The conversation takes a provocative turn when Hoagland suggests the Heaven's Gate deaths may not have been voluntary suicides but a staged operation designed to poison public interest in extraterrestrial phenomena at a critical moment. He points to contradictions in the official narrative, the group's consistent belief in physical spacecraft pickup, and the political utility of the tragedy in discrediting serious UFO research. Hoagland also revisits the Old Navy store mystery, presenting new reports of fiber optic cable installations and communications equipment hidden above retail floors.
Art Bell celebrates record-breaking ratings in Los Angeles and Chicago while navigating one of the most densely layered episodes in the archive. Hoagland weaves together secret societies, media manipulation, and suppressed space footage into a portrait of deliberate concealment at the highest levels.
Key Moments
DEFCON 4 lockdown at Cheyenne Mountain: Hoagland frames the night's central anomaly: Cheyenne Mountain has gone to a DEFCON 4 lockdown - ID required, alert posture - at the same moment a $9 million ground-attack aircraft has been missing for 12-plus days in Colorado.

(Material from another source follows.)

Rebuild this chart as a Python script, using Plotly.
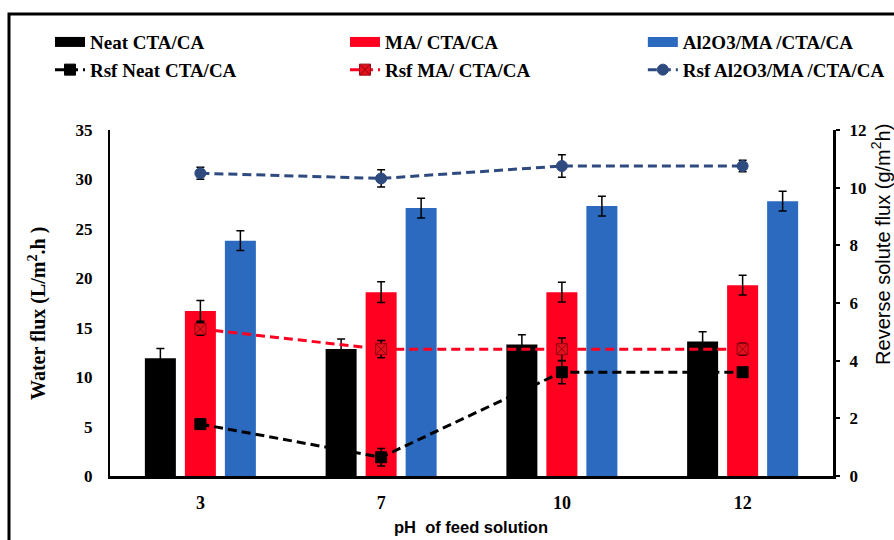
import plotly.graph_objects as go

# pH of the feed solution (categories)
ph_labels = ["3", "7", "10", "12"]

# Water flux (L/m2.h) per membrane
flux_neat = [11.9, 12.85, 13.3, 13.6]
flux_ma = [16.7, 18.6, 18.6, 19.3]
flux_al = [23.8, 27.1, 27.3, 27.8]
flux_err_neat = [1.0, 1.0, 1.0, 1.0]
flux_err_ma = [1.05, 1.05, 1.0, 1.0]
flux_err_al = [1.0, 1.0, 1.0, 1.0]

# Reverse solute flux (g/m2h) per membrane
rsf_neat = [1.8, 0.65, 3.6, 3.6]
rsf_ma = [5.1, 4.4, 4.4, 4.4]
rsf_al = [10.5, 10.32, 10.75, 10.75]
rsf_err_neat = [0.15, 0.3, 0.4, 0.12]
rsf_err_ma = [0.22, 0.3, 0.39, 0.2]
rsf_err_al = [0.21, 0.3, 0.39, 0.2]

names = ["Neat CTA/CA", "MA/ CTA/CA", "Al2O3/MA /CTA/CA"]
rsf_names = ["Rsf Neat CTA/CA", "Rsf MA/ CTA/CA", "Rsf Al2O3/MA /CTA/CA"]

BLACK = "#000000"
RED = "#FF0020"
BLUE = "#2B6ABF"
NAVY = "#2E4A7F"

serif = "Liberation Serif"
sans = "Liberation Sans"

# one legend column per membrane
legend_ids = ["legend", "legend2", "legend3"]

fig = go.Figure()

err_style = dict(type="data", color="black", thickness=1.5, width=4, visible=True)

# bars (legend swatches come from the proxy traces below)
for vals, errs, col, nm in [
    (flux_neat, flux_err_neat, BLACK, names[0]),
    (flux_ma, flux_err_ma, RED, names[1]),
    (flux_al, flux_err_al, BLUE, names[2]),
]:
    fig.add_trace(go.Bar(
        x=ph_labels, y=vals, name=nm, marker=dict(color=col, line=dict(width=0)),
        error_y=dict(array=errs, **err_style), showlegend=False,
    ))

# reverse solute flux series: (values, errors, line colour, marker symbol, marker fill, marker edge)
rsf_series = [
    (rsf_neat, rsf_err_neat, BLACK, "square", BLACK, BLACK),
    (rsf_ma, rsf_err_ma, RED, "square-x", "#E3101E", "#9A0010"),
    (rsf_al, rsf_err_al, NAVY, "circle", NAVY, NAVY),
]

for i, (col, nm) in enumerate([(BLACK, names[0]), (RED, names[1]), (BLUE, names[2])]):
    # wide solid swatch for the bar series
    fig.add_trace(go.Scatter(
        x=[None], y=[None], mode="lines", name=nm, legend=legend_ids[i],
        line=dict(color=col, width=10),
    ))
    vals, errs, lcol, sym, mcol, mline = rsf_series[i]
    fig.add_trace(go.Scatter(
        x=ph_labels, y=vals, name=rsf_names[i], yaxis="y2", mode="lines+markers",
        legend=legend_ids[i],
        line=dict(color=lcol, width=3, dash="9px,5px"),
        marker=dict(symbol=sym, size=11, color=mcol, line=dict(color=mline, width=1)),
        error_y=dict(array=errs, **err_style),
    ))

legend_font = dict(family=serif, size=19, color="black", weight="bold")
legend_common = dict(orientation="v", y=1.309, xanchor="left", yanchor="top",
                     font=legend_font, bgcolor="rgba(0,0,0,0)", traceorder="normal")

fig.update_layout(
    width=894, height=540,
    margin=dict(l=110, r=61, t=130, b=64, autoexpand=False),
    paper_bgcolor="white", plot_bgcolor="white",
    barmode="group", bargap=0.336, bargroupgap=0.225,
    font=dict(family=serif, size=16, color="black"),
    xaxis=dict(
        type="category", showgrid=False, zeroline=False,
        showline=True, linecolor="black", linewidth=3,
        ticks="", tickfont=dict(family=serif, size=18, color="black", weight="bold"),
        ticklabelstandoff=8,
    ),
    yaxis=dict(
        range=[0, 35], dtick=5, showgrid=False, zeroline=False,
        showline=True, linecolor="black", linewidth=2, ticks="",
        tickfont=dict(family=serif, size=17, color="black", weight="bold"),
        ticklabelstandoff=12,
    ),
    yaxis2=dict(
        range=[0, 12], dtick=2, overlaying="y", side="right",
        showgrid=False, zeroline=False,
        showline=True, linecolor="black", linewidth=3,
        ticks="outside", ticklen=4, tickwidth=2, tickcolor="black",
        tickfont=dict(family=serif, size=17, color="black", weight="bold"),
        ticklabelstandoff=6,
    ),
    legend=dict(x=-0.083, **legend_common),
    legend2=dict(x=0.325, **legend_common),
    legend3=dict(x=0.737, **legend_common),
    annotations=[
        dict(text="Water flux (L/m<sup>2</sup>.h )", xref="paper", yref="paper",
             x=-0.101, y=0.471, xanchor="center", yanchor="middle",
             textangle=-90, showarrow=False,
             font=dict(family=serif, size=20, color="black", weight="bold")),
        dict(text="Reverse solute flux (g/m<sup>2</sup>h)", xref="paper", yref="paper",
             x=1.0664, y=0.668, xanchor="center", yanchor="middle",
             textangle=-90, showarrow=False,
             font=dict(family=sans, size=20, color="black")),
        dict(text="pH  of feed solution", xref="paper", yref="paper",
             x=0.4993, y=-0.147, xanchor="center", yanchor="middle", showarrow=False,
             font=dict(family=sans, size=16.5, color="black", weight="bold")),
    ],
    shapes=[
        # outer frame around the figure
        dict(type="rect", xref="paper", yref="paper",
             x0=-0.1397, x1=1.3, y0=-0.4, y1=1.335,
             line=dict(color="black", width=3), fillcolor="rgba(0,0,0,0)", layer="below"),
    ],
)

fig.write_html("out.html")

Cheyenne Mountain built to survive a nuclear hit: Hoagland points out that Cheyenne Mountain was engineered to withstand a near-direct nuclear strike, so an A-10 crashing into it or a 500-pound bomb or a truck bomb 'wouldn't even notice' - making the official 'domestic terrorism' explanation for the lockdown implausible.

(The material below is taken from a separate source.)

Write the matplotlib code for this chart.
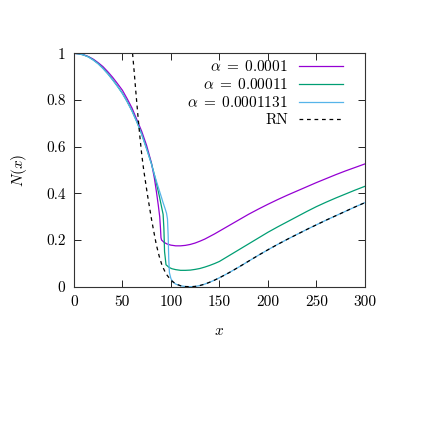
import matplotlib
matplotlib.use("Agg")
from matplotlib import pyplot as plt
import numpy as np

plt.rcParams['font.family'] = 'cmr10'
plt.rcParams['mathtext.fontset'] = 'cm'
plt.rcParams['axes.formatter.use_mathtext'] = True
plt.rcParams['font.size'] = 11

# alpha = 0.0001
x_a1 = [0, 5, 10, 15, 20, 25, 30, 35, 40, 45, 50, 55, 60, 65, 70, 75, 80, 83, 85,
        87, 88.5, 89.3, 89.8, 90.4, 93, 96, 100, 105, 110, 115, 120, 125, 130,
        135, 140, 145, 150, 160, 170, 180, 190, 200, 210, 220, 230, 240, 250,
        260, 270, 280, 290, 300]
n_a1 = [1.0, 0.998, 0.994, 0.986, 0.975, 0.96, 0.943, 0.921, 0.897, 0.87, 0.842,
        0.805, 0.765, 0.715, 0.665, 0.605, 0.53, 0.465, 0.41, 0.35, 0.30, 0.25,
        0.21, 0.20, 0.19, 0.183, 0.178, 0.175, 0.175, 0.177, 0.181, 0.187, 0.195,
        0.204, 0.215, 0.226, 0.238, 0.262, 0.286, 0.31, 0.332, 0.353, 0.373,
        0.392, 0.41, 0.428, 0.446, 0.463, 0.48, 0.496, 0.511, 0.526]

# alpha = 0.00011
x_a2 = [0, 5, 10, 15, 20, 25, 30, 35, 40, 45, 50, 55, 60, 65, 70, 75, 80, 83, 85,
        88, 90, 92, 92.8, 93.5, 95, 98, 101, 105, 110, 115, 120, 125, 130, 135,
        140, 145, 150, 160, 170, 180, 190, 200, 210, 220, 230, 240, 250, 260,
        270, 280, 290, 300]
n_a2 = [1.0, 0.998, 0.993, 0.985, 0.972, 0.956, 0.936, 0.913, 0.887, 0.859, 0.829,
        0.793, 0.753, 0.706, 0.653, 0.592, 0.527, 0.48, 0.445, 0.39, 0.35, 0.31,
        0.25, 0.15, 0.094, 0.083, 0.077, 0.073, 0.07, 0.07, 0.071, 0.074, 0.078,
        0.084, 0.091, 0.099, 0.108, 0.133, 0.158, 0.183, 0.208, 0.233, 0.256,
        0.278, 0.30, 0.322, 0.343, 0.362, 0.38, 0.397, 0.414, 0.43]

# alpha = 0.0001131
x_a3 = [0, 5, 10, 15, 20, 25, 30, 35, 40, 45, 50, 55, 60, 65, 70, 75, 80, 83, 86,
        89, 92, 94, 95.5, 96.5, 97.2, 97.8, 98.5, 100, 102, 105, 110, 115, 121,
        125, 130, 135, 140, 145, 150, 160, 170, 180, 190, 200, 210, 220, 230,
        240, 250, 260, 270, 280, 290, 300]
n_a3 = [1.0, 0.998, 0.993, 0.984, 0.971, 0.955, 0.935, 0.912, 0.886, 0.858, 0.828,
        0.792, 0.752, 0.705, 0.652, 0.59, 0.525, 0.48, 0.44, 0.40, 0.36, 0.335,
        0.315, 0.29, 0.22, 0.12, 0.06, 0.035, 0.02, 0.011, 0.004, 0.0005, 0.0,
        0.001, 0.005, 0.011, 0.019, 0.028, 0.038, 0.06, 0.084, 0.109, 0.134,
        0.158, 0.181, 0.203, 0.224, 0.245, 0.265, 0.285, 0.304, 0.323, 0.342,
        0.36]

# RN
x_rn = [60.5, 62, 64, 66, 68, 70, 72, 74, 76, 78, 80, 82, 85, 88, 91, 95, 100,
        105, 110, 115, 121, 125, 130, 135, 140, 145, 150, 160, 170, 180, 190,
        200, 210, 220, 230, 240, 250, 260, 270, 280, 290, 300]
n_rn = [1.0, 0.93, 0.83, 0.735, 0.645, 0.565, 0.50, 0.445, 0.39, 0.34, 0.29,
        0.245, 0.18, 0.13, 0.09, 0.055, 0.028, 0.012, 0.004, 0.0005, 0.0, 0.001,
        0.005, 0.011, 0.019, 0.028, 0.038, 0.06, 0.084, 0.109, 0.134, 0.158,
        0.181, 0.203, 0.224, 0.245, 0.265, 0.285, 0.304, 0.323, 0.342, 0.36]

x_ticks = [0, 50, 100, 150, 200, 250, 300]
y_ticks = [0, 0.2, 0.4, 0.6, 0.8, 1]
y_tick_labels = ["0", "0.2", "0.4", "0.6", "0.8", "1"]

fig = plt.figure(figsize=(4.37, 4.37), dpi=100)
ax = fig.add_axes([0.169, 0.344, 0.666, 0.534])

ax.plot(x_a1, n_a1, color="#9400d3", linewidth=0.9, label=r"$\alpha \;=\; 0.0001$")
ax.plot(x_a2, n_a2, color="#009e73", linewidth=0.9, label=r"$\alpha \;=\; 0.00011$")
ax.plot(x_a3, n_a3, color="#56b4e9", linewidth=0.9, label=r"$\alpha \;=\; 0.0001131$")
ax.plot(x_rn, n_rn, color="black", linewidth=0.9, linestyle=(0, (3, 3)), label="RN")

ax.set_xlim(0, 300)
ax.set_ylim(0, 1)
ax.set_xticks(x_ticks)
ax.set_xticklabels([str(t) for t in x_ticks])
ax.set_yticks(y_ticks)
ax.set_yticklabels(y_tick_labels)
ax.tick_params(direction="in", top=True, right=True, length=5, width=0.6, pad=6)
for s in ax.spines.values():
    s.set_linewidth(0.8)
    s.set_color("#333333")

ax.set_xlabel(r"$x$", labelpad=11)
ax.set_ylabel(r"$N(x)$", labelpad=12)

ax.legend(loc="upper right", bbox_to_anchor=(0.925, 0.975), frameon=False,
          markerfirst=False, handlelength=2.9, handletextpad=0.7,
          labelspacing=0.2, borderpad=0, borderaxespad=0)

plt.savefig("out.png", dpi=100)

Stolen A-10 with 500-pound bomb scenario: Hoagland sketches a scenario explaining the missing A-10's IR signature: the thief drops a 500-pound bomb to create a heat trace, then flies the plane onward to another location as a deliberate diversion.

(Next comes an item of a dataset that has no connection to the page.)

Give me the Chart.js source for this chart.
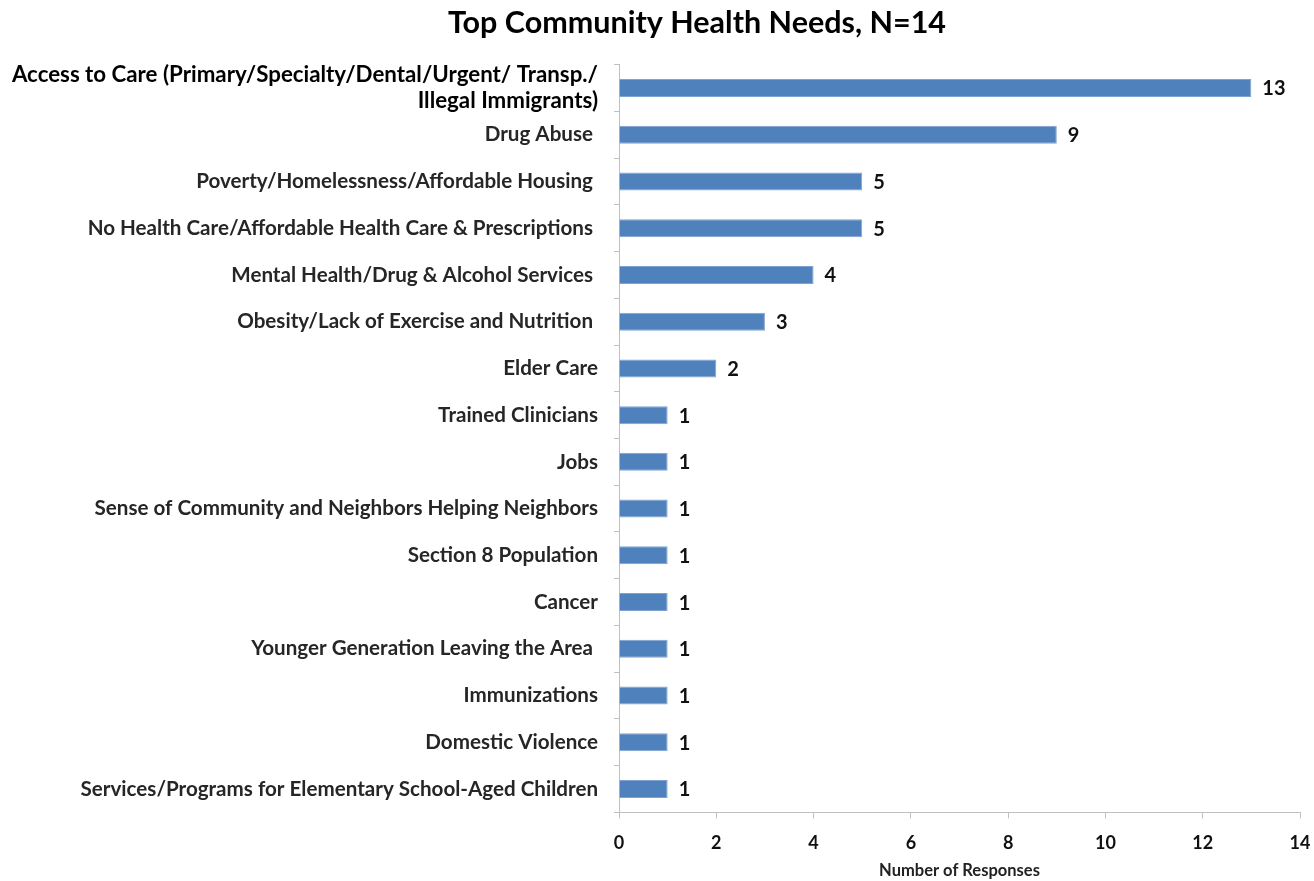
<!DOCTYPE html>
<html>
<head>
<meta charset="utf-8">
<script src="https://cdn.jsdelivr.net/npm/chart.js@4.4.0/dist/chart.umd.min.js"></script>
<style>
  html, body { margin: 0; padding: 0; background: #ffffff; }
  #wrap { width: 1314px; height: 881px; position: relative; }
</style>
</head>
<body>
<div id="wrap"><canvas id="c"></canvas></div>
<script>
const categories = [
  ['Access to Care (Primary/Specialty/Dental/Urgent/ Transp./', 'Illegal Immigrants)'],
  'Drug Abuse ',
  'Poverty/Homelessness/Affordable Housing ',
  'No Health Care/Affordable Health Care & Prescriptions ',
  'Mental Health/Drug & Alcohol Services ',
  'Obesity/Lack of Exercise and Nutrition ',
  'Elder Care',
  'Trained Clinicians',
  'Jobs',
  'Sense of Community and Neighbors Helping Neighbors',
  'Section 8 Population',
  'Cancer',
  'Younger Generation Leaving the Area ',
  'Immunizations',
  'Domestic Violence',
  'Services/Programs for Elementary School-Aged Children'
];
const responses = [13, 9, 5, 5, 4, 3, 2, 1, 1, 1, 1, 1, 1, 1, 1, 1];
const xTicks = [0, 2, 4, 6, 8, 10, 12, 14];
const chartTitle = 'Top Community Health Needs, N=14';
const xAxisTitle = 'Number of Responses';

const FONT = 'Lato, "Open Sans", sans-serif';

const valueLabels = {
  id: 'valueLabels',
  afterDatasetsDraw(chart) {
    const ctx = chart.ctx;
    const meta = chart.getDatasetMeta(0);
    ctx.save();
    ctx.font = 'bold 20px ' + FONT;
    ctx.fillStyle = '#111111';
    ctx.textAlign = 'left';
    ctx.textBaseline = 'middle';
    meta.data.forEach((bar, i) => {
      ctx.fillText(String(responses[i]), bar.x + 11, bar.y + 1);
    });
    ctx.restore();
  }
};

const topTitle = {
  id: 'topTitle',
  afterDraw(chart) {
    const ctx = chart.ctx;
    ctx.save();
    ctx.font = 'bold 30.5px ' + FONT;
    ctx.fillStyle = '#000000';
    ctx.textAlign = 'center';
    ctx.textBaseline = 'middle';
    ctx.fillText(chartTitle, 697, 23);
    ctx.restore();
  }
};

new Chart(document.getElementById('c'), {
  type: 'bar',
  data: {
    labels: categories,
    datasets: [{
      data: responses,
      backgroundColor: '#4F81BD',
      borderColor: '#7FA3D0',
      borderWidth: 1,
      barPercentage: 0.385,
      categoryPercentage: 1.0
    }]
  },
  options: {
    indexAxis: 'y',
    responsive: true,
    maintainAspectRatio: false,
    animation: false,
    layout: { padding: { left: 0, right: 14, top: 64.6, bottom: 0 } },
    plugins: {
      legend: { display: false },
      tooltip: { enabled: false },
      title: { display: false }
    },
    scales: {
      x: {
        min: 0,
        max: 14,
        afterBuildTicks(scale) { scale.ticks = xTicks.map(v => ({ value: v })); },
        afterFit(scale) {
          scale.height = 68.6;
          scale.paddingLeft = 0;
          scale.paddingRight = 0;
        },
        border: { display: true, color: '#BFBFBF', width: 1 },
        grid: { drawOnChartArea: false, drawTicks: true, tickLength: 6, color: '#BFBFBF' },
        ticks: { color: '#111111', padding: 14, font: { family: FONT, size: 18, weight: 'bold' } },
        title: {
          display: true,
          text: xAxisTitle,
          color: '#222222',
          font: { family: FONT, size: 16.5, weight: 'bold' },
          padding: { top: 0, bottom: 0 }
        }
      },
      y: {
        afterFit(scale) {
          scale.width = 619;
          scale.paddingTop = 0;
          scale.paddingBottom = 0;
        },
        border: { display: true, color: '#BFBFBF', width: 1 },
        grid: { drawOnChartArea: false, drawTicks: true, tickLength: 5, color: '#BFBFBF', offset: true },
        ticks: {
          padding: 16,
          autoSkip: false,
          color: (c) => c.index === 0 ? '#000000' : '#262626',
          font: (c) => c.index === 0
            ? { family: FONT, size: 22.3, weight: 'bold', lineHeight: 1.15 }
            : { family: FONT, size: 20.6, weight: 'bold' }
        }
      }
    }
  },
  plugins: [valueLabels, topTitle]
});
</script>
</body>
</html>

STS-80 Columbia footage: controlled objects: Hoagland announces he has obtained official footage from Space Shuttle Columbia mission STS-80 in December 1996 - the mission where astronauts couldn't get the hatch open - showing objects behaving in stunningly non-Newtonian fashion outside the orbiter.
Station-keeping objects stop dead in orbit: Hoagland describes objects in the STS-80 footage that decelerate into frame, hang motionless behind the shuttle while it travels at five miles per second, then stop dead - visibly sharing the motion of the clouds 200 miles below - and change direction back into space.